Personal information
- Full name: Frederick Neil Davies
- Born: 9 December 1931 Broken Hill, New South Wales
- Died: 23 February 2009 (aged 77)
- Original team: Balmain / Central Broken Hill
- Height: 185 cm (6 ft 1 in)
- Weight: 84 kg (185 lb)
- Position: Centre

Playing career^{1}
- Years: Club / Games (Goals)
- 1951–1954, 1956–1963: Glenelg / 143 (105)
- 1955: Richmond / 002 00(1)
- ^{1} Playing statistics correct to the end of 1963.

Career highlights
- Glenelg Best and fairest 1953, 1956;

= Neil Davies (Australian footballer) =

Australian rules footballer and coach

Neil Davies (9 December 1931 – 23 February 2009) was an Australian rules footballer who played in four states, but most notably for Glenelg in the South Australian National Football League (SANFL). He also had a stint with Victorian Football League (VFL) club Richmond.

Originally from Broken Hill, Davies started his SANFL career in 1951 and played mainly as a centreman. In his debut season, despite having only three games experience, he represented South Australia in an interstate game against the Victorian Football Association (VFA). He would go on to represent his adopted state on 20 occasions in total, including the 1953 Adelaide Carnival where he was an All-Australian. His best season for Glenelg came in 1953 when he not only won Glenelg's 'Best and fairest' but was also runner up in the Magarey Medal.

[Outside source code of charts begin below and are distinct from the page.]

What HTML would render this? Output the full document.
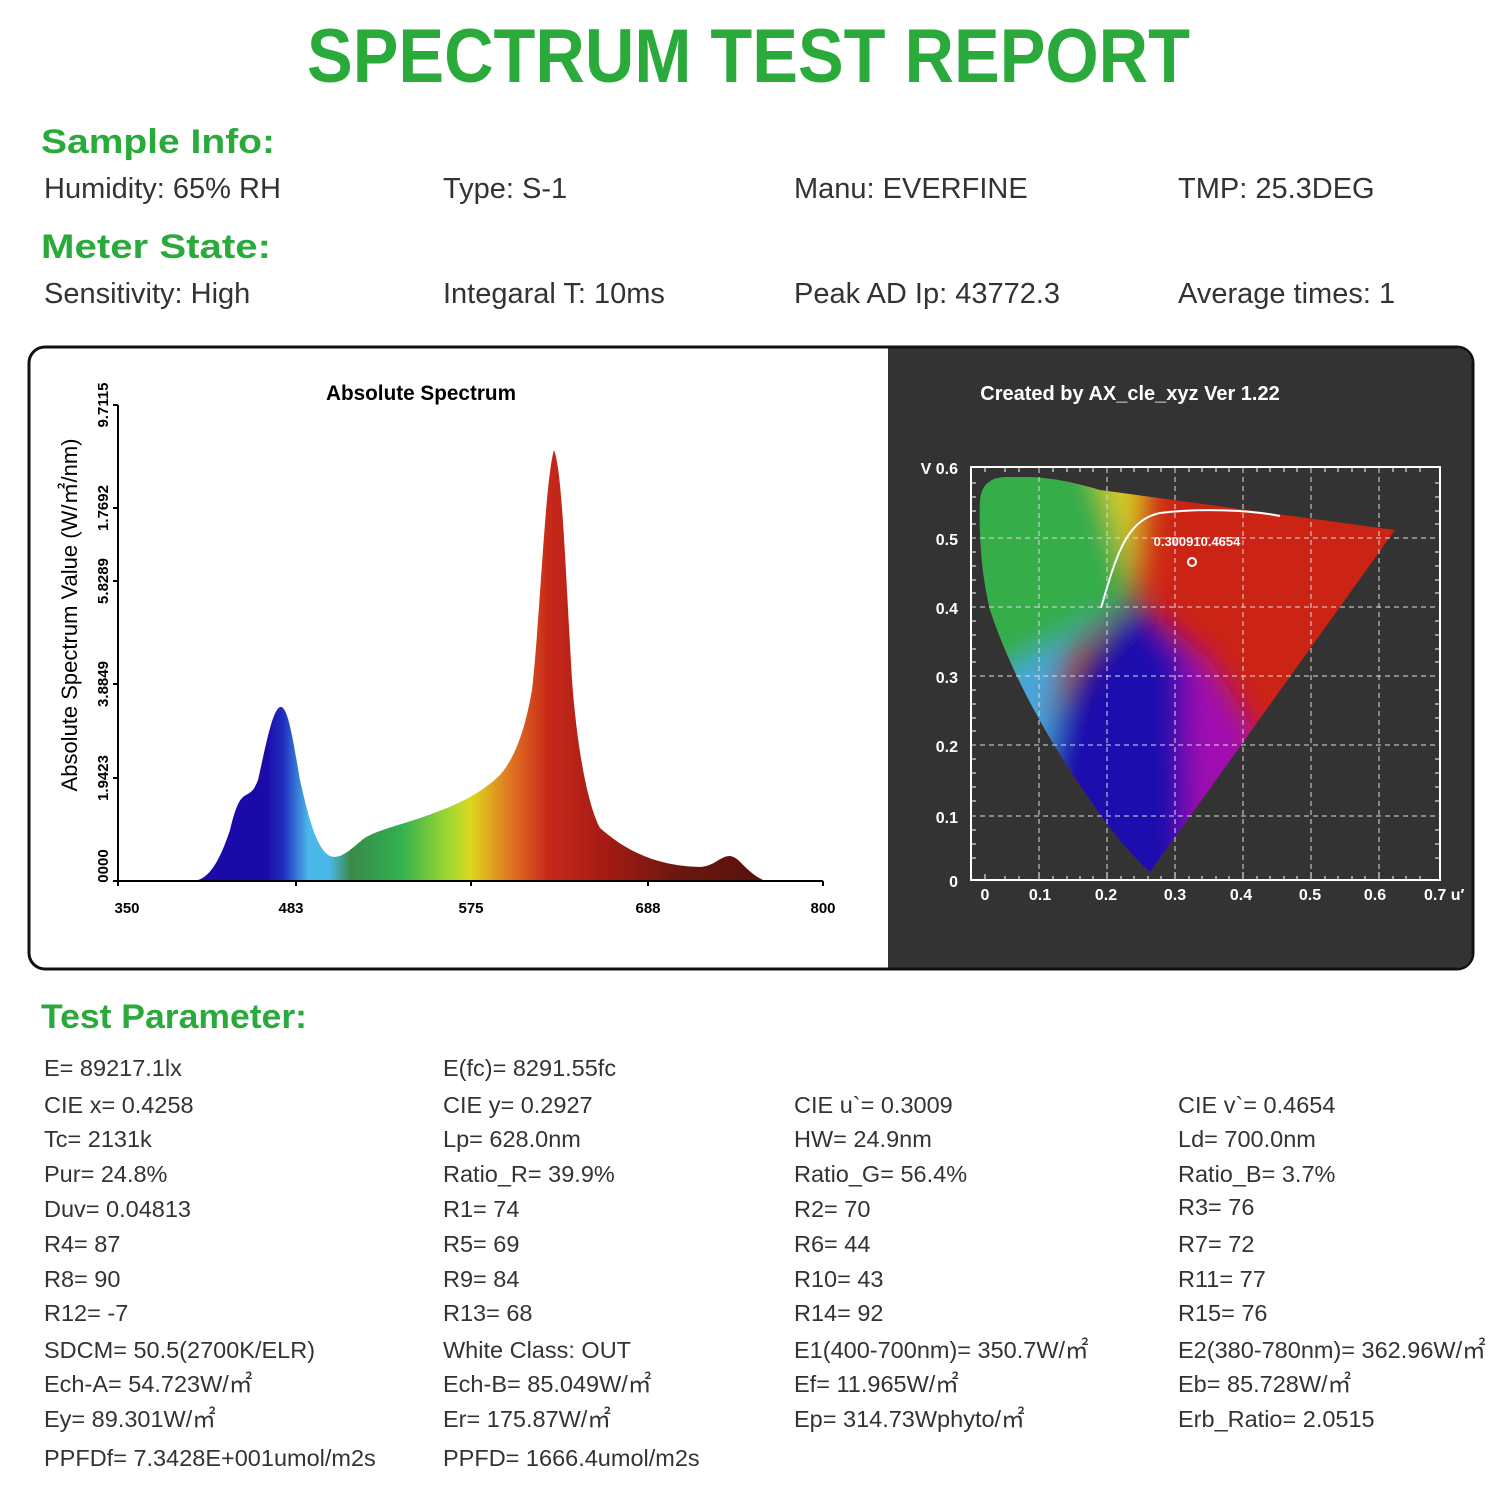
<!DOCTYPE html>
<html><head><meta charset="utf-8"><style>
html,body{margin:0;padding:0;background:#fff;}
svg{display:block;}
text{font-family:"Liberation Sans","Noto Sans CJK SC",sans-serif;}
</style></head><body>
<svg width="1500" height="1500" viewBox="0 0 1500 1500" xmlns="http://www.w3.org/2000/svg">
<defs>
<linearGradient id="spec" x1="118" y1="0" x2="823" y2="0" gradientUnits="userSpaceOnUse">
<stop offset="0" stop-color="#1a0aa8"/>
<stop offset="0.21" stop-color="#1a0aa8"/>
<stop offset="0.235" stop-color="#2030c0"/>
<stop offset="0.27" stop-color="#4ab8e8"/>
<stop offset="0.30" stop-color="#4ab8e8"/>
<stop offset="0.33" stop-color="#3a8a48"/>
<stop offset="0.40" stop-color="#30b050"/>
<stop offset="0.47" stop-color="#a0d830"/>
<stop offset="0.50" stop-color="#dcd820"/>
<stop offset="0.56" stop-color="#e07020"/>
<stop offset="0.61" stop-color="#c8281a"/>
<stop offset="0.70" stop-color="#a01a14"/>
<stop offset="0.80" stop-color="#6a1610"/>
<stop offset="1" stop-color="#4a0e08"/>
</linearGradient>
<clipPath id="hs"><path d="M980,500 Q982,478 1005,477 L1030,477 Q1060,478 1100,490 L1395,530 L1150,872 Q1120,845 1090,800 Q1020,700 990,610 Q978,560 980,500 Z"/></clipPath>
<filter id="bl" x="-50%" y="-50%" width="200%" height="200%"><feGaussianBlur stdDeviation="14"/></filter>
</defs>

<text x="307" y="82" font-size="76" font-weight="bold" fill="#2aaa3a" textLength="883" lengthAdjust="spacingAndGlyphs">SPECTRUM TEST REPORT</text>

<g fill="#2aaa3a" font-weight="bold" font-size="34">
<text x="41" y="153" textLength="234" lengthAdjust="spacingAndGlyphs">Sample Info:</text>
<text x="41" y="258" textLength="230" lengthAdjust="spacingAndGlyphs">Meter State:</text>
<text x="41" y="1028" textLength="266" lengthAdjust="spacingAndGlyphs">Test Parameter:</text>
</g>
<g fill="#333" font-size="29">
<text x="44" y="198">Humidity: 65% RH</text><text x="443" y="198">Type: S-1</text><text x="794" y="198">Manu: EVERFINE</text><text x="1178" y="198">TMP: 25.3DEG</text>
<text x="44" y="303">Sensitivity: High</text><text x="443" y="303">Integaral T: 10ms</text><text x="794" y="303">Peak AD Ip: 43772.3</text><text x="1178" y="303">Average times: 1</text>
</g>

<rect x="29" y="347" width="1444" height="622" rx="16" fill="#fff" stroke="#111" stroke-width="3"/>
<path d="M888,348.5 L1457,348.5 Q1471.5,348.5 1471.5,363 L1471.5,953 Q1471.5,967.5 1457,967.5 L888,967.5 Z" fill="#333"/>

<!-- spectrum -->
<text x="421" y="400" font-size="21" font-weight="bold" text-anchor="middle" fill="#000" textLength="190" lengthAdjust="spacingAndGlyphs">Absolute Spectrum</text>
<path d="M195,881 C210,878 220,860 230,830 C236,805 240,798 246,795 C252,792 254,790 258,780 C265,750 272,710 280,707 C288,705 293,740 300,780 C310,825 318,850 330,856 C340,860 350,850 362,840 C372,832 390,828 420,818 C450,808 480,795 500,775 C515,758 525,730 532,690 C540,620 545,480 554,450 C562,470 565,560 572,680 C578,760 590,810 600,828 C625,850 655,866 700,867 C715,866 720,856 730,856 C740,857 745,872 765,881 Z" fill="url(#spec)"/>
<g stroke="#000" stroke-width="2" fill="none">
<path d="M118,405 L118,881 L823,881"/>
<path d="M113,405h5M113,508h5M113,581h5M113,684h5M113,778h5M113,881h5"/>
<path d="M296,881v5M471,881v5M648,881v5M823,881v5M118,881v5"/>
</g>
<g font-size="15" font-weight="bold" fill="#000" text-anchor="middle">
<text x="127" y="913">350</text><text x="291" y="913">483</text><text x="471" y="913">575</text><text x="648" y="913">688</text><text x="823" y="913">800</text>
<text transform="translate(108,866) rotate(-90)">0000</text>
<text transform="translate(108,778) rotate(-90)">1.9423</text>
<text transform="translate(108,684) rotate(-90)">3.8849</text>
<text transform="translate(108,581) rotate(-90)">5.8289</text>
<text transform="translate(108,508) rotate(-90)">1.7692</text>
<text transform="translate(108,405) rotate(-90)">9.7115</text>
</g>
<text transform="translate(77,615) rotate(-90)" font-size="22" fill="#000" text-anchor="middle">Absolute Spectrum Value (W/㎡/nm)</text>

<!-- CIE -->
<text x="1130" y="400" font-size="20" font-weight="bold" fill="#fff" text-anchor="middle">Created by AX_cle_xyz Ver 1.22</text>
<g clip-path="url(#hs)">
<rect x="960" y="460" width="450" height="420" fill="#cc2414"/>
<g filter="url(#bl)">
<polygon points="1135,598 1035,690 940,700 940,440 1090,440 1125,560" fill="#36ad4a"/>
<polygon points="1135,590 1090,450 1150,450 1140,580" fill="#d8cc22"/>
<polygon points="1135,600 1210,660 1260,740 1230,900 1170,900" fill="#a010b0"/>
<polygon points="1135,600 1185,660 1190,900 1060,900 1045,740 1090,660" fill="#1c08ae"/>
<polygon points="1125,605 1070,650 1040,790 990,760 990,680" fill="#48a6da"/>
</g>
</g>
<g stroke="#ddd" stroke-width="1" stroke-dasharray="5,4" fill="none">
<path d="M1039,468V880M1107,468V880M1175,468V880M1243,468V880M1311,468V880M1379,468V880"/>
<path d="M971,538H1440M971,607H1440M971,676H1440M971,745H1440M971,816H1440"/>
</g>
<rect x="971" y="467" width="469" height="413" fill="none" stroke="#fff" stroke-width="2"/>
<g stroke="#fff" stroke-width="1">
<path d="M985,880v-6M1039,880v-8M1107,880v-8M1175,880v-8M1243,880v-8M1311,880v-8M1379,880v-8M1005,880v-4M1019,880v-4M1053,880v-4M1067,880v-4M1080,880v-4M1093,880v-4M1121,880v-4M1134,880v-4M1148,880v-4M1161,880v-4M1189,880v-4M1202,880v-4M1216,880v-4M1229,880v-4M1257,880v-4M1270,880v-4M1284,880v-4M1297,880v-4M1325,880v-4M1338,880v-4M1352,880v-4M1365,880v-4M1393,880v-4M1406,880v-4M1420,880v-4"/>
<path d="M971,483h5M971,497h5M971,511h5M971,524h5M971,552h5M971,566h5M971,580h5M971,593h5M971,621h5M971,635h5M971,649h5M971,662h5M971,690h5M971,704h5M971,718h5M971,731h5M971,759h5M971,773h5M971,787h5M971,801h5M971,830h5M971,844h5M971,858h5M1440,483h-5M1440,497h-5M1440,511h-5M1440,524h-5M1440,552h-5M1440,566h-5M1440,580h-5M1440,593h-5M1440,621h-5M1440,635h-5M1440,649h-5M1440,662h-5M1440,690h-5M1440,704h-5M1440,718h-5M1440,731h-5M1440,759h-5M1440,773h-5M1440,787h-5M1440,801h-5M1440,830h-5M1440,844h-5M1440,858h-5"/>
<path d="M985,467v5M1005,467v5M1019,467v5M1053,467v5M1067,467v5M1080,467v5M1093,467v5M1121,467v5M1134,467v5M1148,467v5M1161,467v5M1189,467v5M1202,467v5M1216,467v5M1229,467v5M1257,467v5M1270,467v5M1284,467v5M1297,467v5M1325,467v5M1338,467v5M1352,467v5M1365,467v5M1393,467v5M1406,467v5M1420,467v5"/>
</g>
<path d="M1101,608 C1115,560 1125,520 1160,513 C1200,508 1250,510 1280,516" stroke="#fff" stroke-width="2" fill="none"/>
<circle cx="1192" cy="562" r="4" fill="none" stroke="#fff" stroke-width="2"/>
<text x="1197" y="546" font-size="13" font-weight="bold" fill="#fff" text-anchor="middle">0.300910.4654</text>
<g font-size="16" font-weight="bold" fill="#fff">
<g text-anchor="end">
<text x="958" y="474">V 0.6</text><text x="958" y="545">0.5</text><text x="958" y="614">0.4</text><text x="958" y="683">0.3</text><text x="958" y="752">0.2</text><text x="958" y="823">0.1</text><text x="958" y="887">0</text>
</g>
<g text-anchor="middle">
<text x="985" y="900">0</text><text x="1040" y="900">0.1</text><text x="1106" y="900">0.2</text><text x="1175" y="900">0.3</text><text x="1241" y="900">0.4</text><text x="1310" y="900">0.5</text><text x="1375" y="900">0.6</text>
</g>
<text x="1424" y="900">0.7 u′</text>
</g>

<!-- params -->
<g fill="#333" font-size="23.5">
<text x="44" y="1076">E= 89217.1lx</text><text x="443" y="1076">E(fc)= 8291.55fc</text>
<text x="44" y="1113">CIE x= 0.4258</text><text x="443" y="1113">CIE y= 0.2927</text><text x="794" y="1113">CIE u`= 0.3009</text><text x="1178" y="1113">CIE v`= 0.4654</text>
<text x="44" y="1147">Tc= 2131k</text><text x="443" y="1147">Lp= 628.0nm</text><text x="794" y="1147">HW= 24.9nm</text><text x="1178" y="1147">Ld= 700.0nm</text>
<text x="44" y="1182">Pur= 24.8%</text><text x="443" y="1182">Ratio_R= 39.9%</text><text x="794" y="1182">Ratio_G= 56.4%</text><text x="1178" y="1182">Ratio_B= 3.7%</text>
<text x="44" y="1217">Duv= 0.04813</text><text x="443" y="1217">R1= 74</text><text x="794" y="1217">R2= 70</text><text x="1178" y="1215">R3= 76</text>
<text x="44" y="1252">R4= 87</text><text x="443" y="1252">R5= 69</text><text x="794" y="1252">R6= 44</text><text x="1178" y="1252">R7= 72</text>
<text x="44" y="1287">R8= 90</text><text x="443" y="1287">R9= 84</text><text x="794" y="1287">R10= 43</text><text x="1178" y="1287">R11= 77</text>
<text x="44" y="1321">R12= -7</text><text x="443" y="1321">R13= 68</text><text x="794" y="1321">R14= 92</text><text x="1178" y="1321">R15= 76</text>
<text x="44" y="1358">SDCM= 50.5(2700K/ELR)</text><text x="443" y="1358">White Class: OUT</text><text x="794" y="1358">E1(400-700nm)= 350.7W/㎡</text><text x="1178" y="1358">E2(380-780nm)= 362.96W/㎡</text>
<text x="44" y="1392">Ech-A= 54.723W/㎡</text><text x="443" y="1392">Ech-B= 85.049W/㎡</text><text x="794" y="1392">Ef= 11.965W/㎡</text><text x="1178" y="1392">Eb= 85.728W/㎡</text>
<text x="44" y="1427">Ey= 89.301W/㎡</text><text x="443" y="1427">Er= 175.87W/㎡</text><text x="794" y="1427">Ep= 314.73Wphyto/㎡</text><text x="1178" y="1427">Erb_Ratio= 2.0515</text>
<text x="44" y="1466">PPFDf= 7.3428E+001umol/m2s</text><text x="443" y="1466">PPFD= 1666.4umol/m2s</text>
</g>
</svg>
</body></html>
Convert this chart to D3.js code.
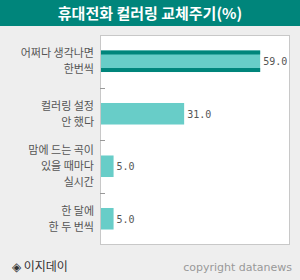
<!DOCTYPE html>
<html>
<head>
<meta charset="utf-8">
<script src="https://cdn.jsdelivr.net/npm/d3@7"></script>
<style>
  body { margin: 0; background: #eeeeee; }
  svg { display: block; }
</style>
</head>
<body>
<svg class="chart"></svg>
<script>
// data
const categories = ["어쩌다 생각나면|한번씩", "컬러링 설정|안 했다", "맘에 드는 곡이|있을 때마다|실시간", "한 달에|한 두 번씩"]
const values = [59.0, 31.0, 5.0, 5.0]
const highlight = [true, false, false, false]
const xDomain = [0, 70]

// dimensions
const w = 300
const h = 280
const margin = { top: 35, right: 10, bottom: 35, left: 100 }

const svg = d3.select('.chart')
    .attr('width', w)
    .attr('height', h)

svg.append('rect')
    .attr('width', w).attr('height', h)
    .attr('fill', '#eeeeee')

// title bar
svg.append('rect')
    .attr('width', w).attr('height', 26)
    .attr('fill', '#00857b')
svg.append('text')
    .attr('x', w / 2)
    .attr('y', 19)
    .attr('text-anchor', 'middle')
    .attr('fill', '#ffffff')
    .style('font-family', '"Noto Sans CJK KR", sans-serif')
    .style('font-size', '15px')
    .style('font-weight', 'bold')
    .text('휴대전화 컬러링 교체주기(%)')

// scales
const xScale = d3.scaleLinear()
    .domain(xDomain)
    .range([margin.left, w - margin.right])
const yScale = d3.scaleBand()
    .domain(d3.range(categories.length))
    .range([margin.top, h - margin.bottom])
    .paddingInner(0.59)
    .paddingOuter(0.295)

// plot area
svg.append('rect')
    .attr('x', margin.left + 0.5)
    .attr('y', margin.top + 0.5)
    .attr('width', w - margin.left - margin.right - 1)
    .attr('height', h - margin.top - margin.bottom - 1)
    .attr('fill', '#ffffff')
    .attr('stroke', '#c8c8c8')

// separator ticks
const step = yScale.step()
d3.range(1, categories.length).forEach(i => {
    const y = Math.round(margin.top + i * step) + 0.5
    svg.append('line')
        .attr('x1', margin.left).attr('x2', margin.left + 5)
        .attr('y1', y).attr('y2', y)
        .attr('stroke', '#999999')
})

// bars
const bars = svg.append('g')
values.forEach((v, i) => {
    const y = yScale(i)
    const bh = yScale.bandwidth()
    bars.append('rect')
        .attr('x', margin.left + 1)
        .attr('y', y)
        .attr('width', xScale(v) - margin.left - 1)
        .attr('height', bh)
        .attr('fill', '#68cdc8')
    if (highlight[i]) {
        bars.append('rect')
            .attr('x', margin.left + 1).attr('y', y)
            .attr('width', xScale(v) - margin.left - 1).attr('height', 4)
            .attr('fill', '#00857b')
        bars.append('rect')
            .attr('x', margin.left + 1).attr('y', y + bh - 4)
            .attr('width', xScale(v) - margin.left - 1).attr('height', 4)
            .attr('fill', '#00857b')
    }
    svg.append('text')
        .attr('x', xScale(v) + 3)
        .attr('y', y + bh / 2 + 4)
        .attr('fill', '#555555')
        .style('font-family', '"DejaVu Sans Mono", monospace')
        .style('font-size', '10px')
        .text(d3.format('.1f')(v))
})

// category labels
categories.forEach((c, i) => {
    const lines = c.split('|')
    const cy = yScale(i) + yScale.bandwidth() / 2
    const lh = 16
    const t = svg.append('text')
        .attr('text-anchor', 'end')
        .attr('fill', '#555555')
        .style('font-family', '"Noto Sans CJK KR", sans-serif')
        .style('font-size', '11px')
    lines.forEach((l, j) => {
        t.append('tspan')
            .attr('x', 94)
            .attr('y', cy - (lines.length - 1) * lh / 2 + j * lh + 4)
            .text(l)
    })
})

// footer
svg.append('text')
    .attr('x', 12)
    .attr('y', 271)
    .attr('fill', '#333333')
    .style('font-family', '"Noto Sans CJK KR", sans-serif')
    .style('font-size', '12px')
    .text('◈ 이지데이')
svg.append('text')
    .attr('x', 292)
    .attr('y', 271)
    .attr('text-anchor', 'end')
    .attr('fill', '#999999')
    .style('font-family', '"DejaVu Sans", sans-serif')
    .style('font-size', '11px')
    .text('copyright datanews')
</script>
</body>
</html>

Davies joined Richmond in 1955 but managed just two senior appearances, against Essendon and Footscray. He felt that he was receiving harsh treatment from the club and quit, moving to the Northern Territory where he would play in the Northern Territory Football League (NTFL). He captain-coached Darwin's St Mary's to the 1955/56 premiership and was a Nichols Medalist.

He briefly flirted with a rugby league career and spent a winter in England before returning to Australian rules football and Glenelg for the 1956 season. In his first year back he won another 'Best and fairest' as well as topping the Tigers' goal kicking. Davies was appointed club captain in 1957 and his leadership role was expanded to captain-coach the following season. After steering Glenelg to a Preliminary Final in 1959 he opted to concentrate on his football and passed on the captaincy and coaching. He played his last SANFL game in 1963 and finished with 143 games for the club.

The fourth and final state of Davies football career was Queensland and from 1964 to 1967 he played for Western Districts. He even represented Queensland's interstate team.

In 2002 he was named in Glenelg's Hall of Fame and the same year was one of the inaugural inductees into the South Australian Football Hall of Fame.